WRITTEN PROBLEM:
Each record below should be output verbatim, without pictures.

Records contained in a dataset
● ● ● ● ●
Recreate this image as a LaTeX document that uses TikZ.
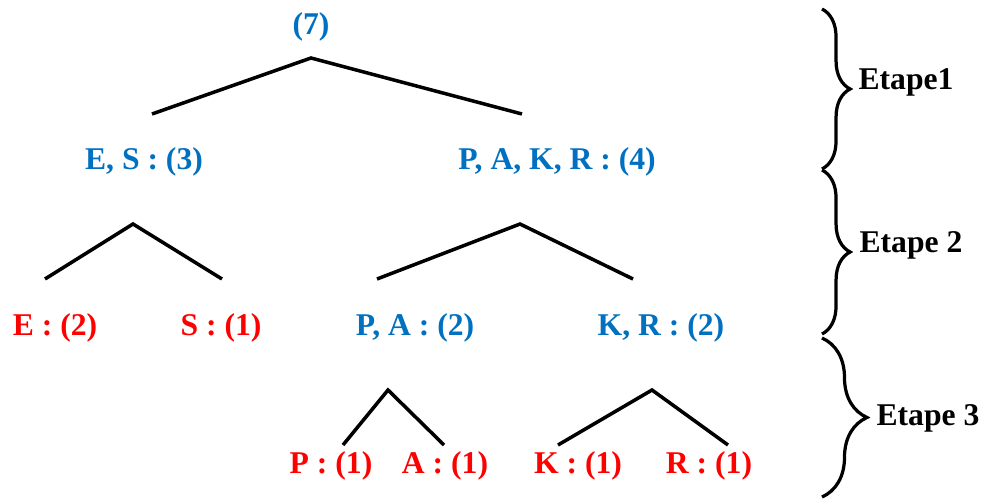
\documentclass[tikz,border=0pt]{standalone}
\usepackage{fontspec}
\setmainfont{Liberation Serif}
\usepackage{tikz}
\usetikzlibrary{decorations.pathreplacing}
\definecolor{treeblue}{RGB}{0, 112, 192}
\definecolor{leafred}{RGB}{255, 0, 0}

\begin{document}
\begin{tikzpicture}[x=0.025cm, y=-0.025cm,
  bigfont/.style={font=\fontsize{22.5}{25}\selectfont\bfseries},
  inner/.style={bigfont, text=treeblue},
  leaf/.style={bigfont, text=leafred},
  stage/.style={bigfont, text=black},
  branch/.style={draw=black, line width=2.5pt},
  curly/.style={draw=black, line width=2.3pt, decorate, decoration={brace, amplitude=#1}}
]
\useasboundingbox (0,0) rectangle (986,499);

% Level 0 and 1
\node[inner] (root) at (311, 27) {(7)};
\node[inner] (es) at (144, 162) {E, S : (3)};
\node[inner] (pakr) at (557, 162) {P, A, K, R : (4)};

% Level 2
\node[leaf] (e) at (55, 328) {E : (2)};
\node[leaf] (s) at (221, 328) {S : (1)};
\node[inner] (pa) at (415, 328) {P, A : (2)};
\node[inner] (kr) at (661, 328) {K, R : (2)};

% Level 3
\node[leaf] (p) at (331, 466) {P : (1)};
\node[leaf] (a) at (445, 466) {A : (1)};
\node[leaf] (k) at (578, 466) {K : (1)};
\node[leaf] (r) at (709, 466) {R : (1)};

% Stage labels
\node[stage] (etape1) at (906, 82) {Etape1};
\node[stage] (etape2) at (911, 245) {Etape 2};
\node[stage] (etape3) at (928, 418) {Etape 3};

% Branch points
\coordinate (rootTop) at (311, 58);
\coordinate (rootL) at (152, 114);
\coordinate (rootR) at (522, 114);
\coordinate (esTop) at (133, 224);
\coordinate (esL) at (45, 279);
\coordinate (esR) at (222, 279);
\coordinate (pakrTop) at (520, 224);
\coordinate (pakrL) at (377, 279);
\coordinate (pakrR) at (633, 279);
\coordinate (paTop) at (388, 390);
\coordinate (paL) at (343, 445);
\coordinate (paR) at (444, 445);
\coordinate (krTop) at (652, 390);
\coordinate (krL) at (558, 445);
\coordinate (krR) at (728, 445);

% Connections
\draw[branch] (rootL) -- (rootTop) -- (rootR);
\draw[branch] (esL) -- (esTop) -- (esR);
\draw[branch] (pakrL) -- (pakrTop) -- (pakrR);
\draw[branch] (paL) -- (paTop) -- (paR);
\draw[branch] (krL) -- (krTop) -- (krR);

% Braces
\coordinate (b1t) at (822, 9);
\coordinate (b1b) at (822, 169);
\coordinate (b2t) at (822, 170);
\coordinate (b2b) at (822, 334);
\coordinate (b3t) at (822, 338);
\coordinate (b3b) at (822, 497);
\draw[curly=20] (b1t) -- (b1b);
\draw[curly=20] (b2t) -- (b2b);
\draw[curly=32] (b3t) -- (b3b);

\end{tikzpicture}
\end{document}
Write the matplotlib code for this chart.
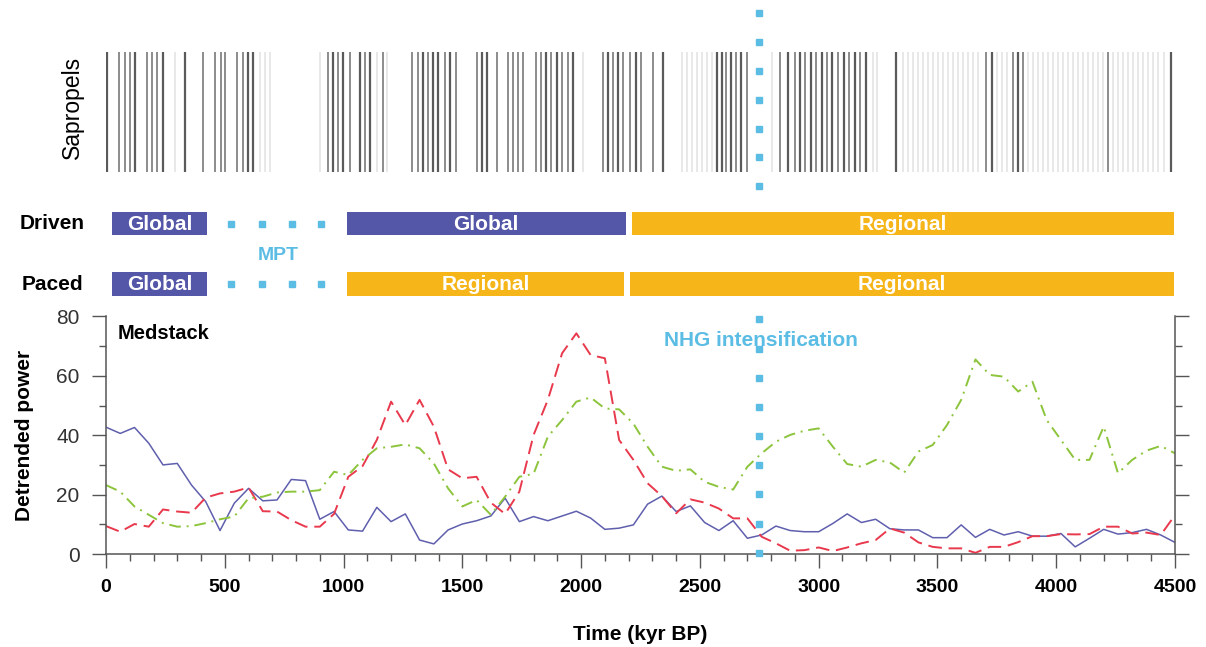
● ● ● ● ●
THE RESPONSE:
Recreate this image as a LaTeX document that uses TikZ.
\documentclass[tikz,border=0pt]{standalone}
\usepackage{fontspec}
\setmainfont{Liberation Serif}
\usepackage{tikz}
\usetikzlibrary{decorations.pathreplacing}
\definecolor{treeblue}{RGB}{0, 112, 192}
\definecolor{leafred}{RGB}{255, 0, 0}

\begin{document}
\begin{tikzpicture}[x=0.025cm, y=-0.025cm,
  bigfont/.style={font=\fontsize{22.5}{25}\selectfont\bfseries},
  inner/.style={bigfont, text=treeblue},
  leaf/.style={bigfont, text=leafred},
  stage/.style={bigfont, text=black},
  branch/.style={draw=black, line width=2.5pt},
  curly/.style={draw=black, line width=2.3pt, decorate, decoration={brace, amplitude=#1}}
]
\useasboundingbox (0,0) rectangle (986,499);

% Level 0 and 1
\node[inner] (root) at (311, 27) {(7)};
\node[inner] (es) at (144, 162) {E, S : (3)};
\node[inner] (pakr) at (557, 162) {P, A, K, R : (4)};

% Level 2
\node[leaf] (e) at (55, 328) {E : (2)};
\node[leaf] (s) at (221, 328) {S : (1)};
\node[inner] (pa) at (415, 328) {P, A : (2)};
\node[inner] (kr) at (661, 328) {K, R : (2)};

% Level 3
\node[leaf] (p) at (331, 466) {P : (1)};
\node[leaf] (a) at (445, 466) {A : (1)};
\node[leaf] (k) at (578, 466) {K : (1)};
\node[leaf] (r) at (709, 466) {R : (1)};

% Stage labels
\node[stage] (etape1) at (906, 82) {Etape1};
\node[stage] (etape2) at (911, 245) {Etape 2};
\node[stage] (etape3) at (928, 418) {Etape 3};

% Branch points
\coordinate (rootTop) at (311, 58);
\coordinate (rootL) at (152, 114);
\coordinate (rootR) at (522, 114);
\coordinate (esTop) at (133, 224);
\coordinate (esL) at (45, 279);
\coordinate (esR) at (222, 279);
\coordinate (pakrTop) at (520, 224);
\coordinate (pakrL) at (377, 279);
\coordinate (pakrR) at (633, 279);
\coordinate (paTop) at (388, 390);
\coordinate (paL) at (343, 445);
\coordinate (paR) at (444, 445);
\coordinate (krTop) at (652, 390);
\coordinate (krL) at (558, 445);
\coordinate (krR) at (728, 445);

% Connections
\draw[branch] (rootL) -- (rootTop) -- (rootR);
\draw[branch] (esL) -- (esTop) -- (esR);
\draw[branch] (pakrL) -- (pakrTop) -- (pakrR);
\draw[branch] (paL) -- (paTop) -- (paR);
\draw[branch] (krL) -- (krTop) -- (krR);

% Braces
\coordinate (b1t) at (822, 9);
\coordinate (b1b) at (822, 169);
\coordinate (b2t) at (822, 170);
\coordinate (b2b) at (822, 334);
\coordinate (b3t) at (822, 338);
\coordinate (b3b) at (822, 497);
\draw[curly=20] (b1t) -- (b1b);
\draw[curly=20] (b2t) -- (b2b);
\draw[curly=32] (b3t) -- (b3b);

\end{tikzpicture}
\end{document}
Write the matplotlib code for this chart.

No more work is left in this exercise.